The park was created by L.A. County in 2004 but added to the city in 2016. The $1.2 million phase II of the city’s master plan for the park calls for the development of an additional 5 acres of the park, as well as shade canopies, a lighted basketball court, lighted walkways and expanded parking, among other improvements. 

“So my first home that I bought with my wife and kids, David March was the first park we ever went to and it’s still their favorite park out of all 37 in the city,” he said.   

In a prerecorded video played at the event, Gibbs also talked about what he and his council members considered as wins the city has garnered over the last year, including the fight to have a public hearing against Cemex, and the fight against a state committee’s plan to move all high-risk male offenders to a renovated Camp Scudder in Saugus. L.A. County and the city announced an apparent compromise earlier this year that will bring a smaller population of female offenders to the camp.  

While Gov. Gavin Newsom didn’t sign legislation by Assemblywoman Pilar Schiavo and Sen.
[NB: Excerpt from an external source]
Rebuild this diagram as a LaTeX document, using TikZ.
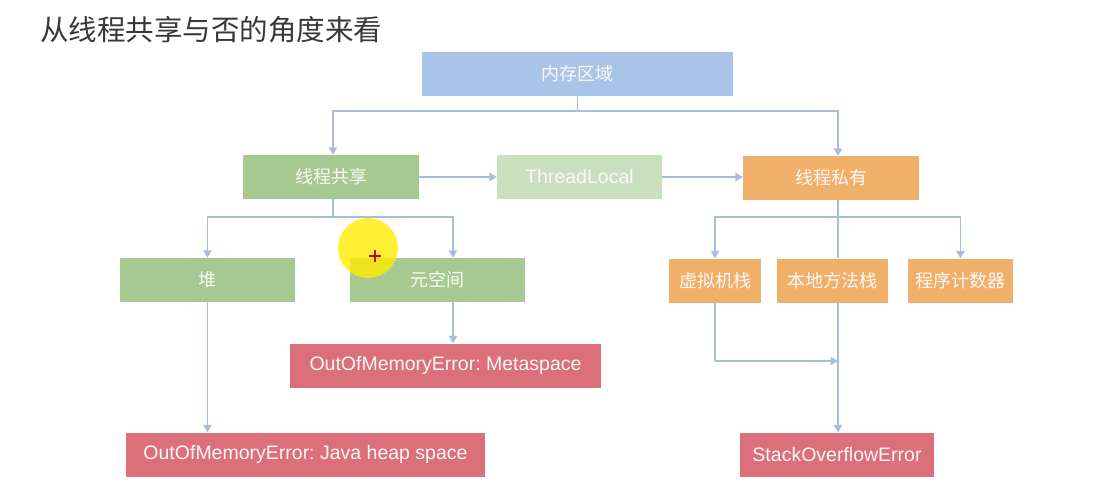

Scott Wilk that would have forced the State Water Board to notice the mining company’s application to use the Santa Clara River in its attempt to develop the largest mine in North America in Soledad Canyon, Newsom cited the fact that the State Water Board ultimately already had decided to publicly notice the permit hearing for Cemex in his veto notice. 

The State Water Board has yet to announce when the 40-day period would begin for the notice of the permit application. 

It was clear Gibbs and his colleagues on the City Council also had fun putting together performative-informative videos about the city’s events, with a chance for council members to let their hair down with their constituents, in some cases, quite literally. 

Gibbs dressed in disguise as Doc Brown for a “Back to the Future” movie night event the city put on, asking residents who the mayor was and trivia facts about the show. Councilman Cameron Smyth performed a similar man-on-the-street shtick dressed as Axl Rose, replete with a wig of long, flowing red locks, during the Guns N’ Roses cover band show at the city’s Concerts series.  

Following a famous line in the Guns N’ Roses song “Welcome to the Jungle,” when Rose asks listeners where they are and the refrain is, “You’re in the jungle, baby,” Smyth makes a comically protracted effort to prompt a similar response from city residents. No one took the bait, to Smyth’s seeming chagrin during the video. 

He asked another person playing along who their favorite mayor was. The person said “(Councilwoman) Laurene Weste” to a seemingly downtrodden Smyth. 

“We do that every year,” said Councilman Bill Miranda, “and it’s an opportunity to kind of jab one another a little bit, just for fun in the spirit of humor.”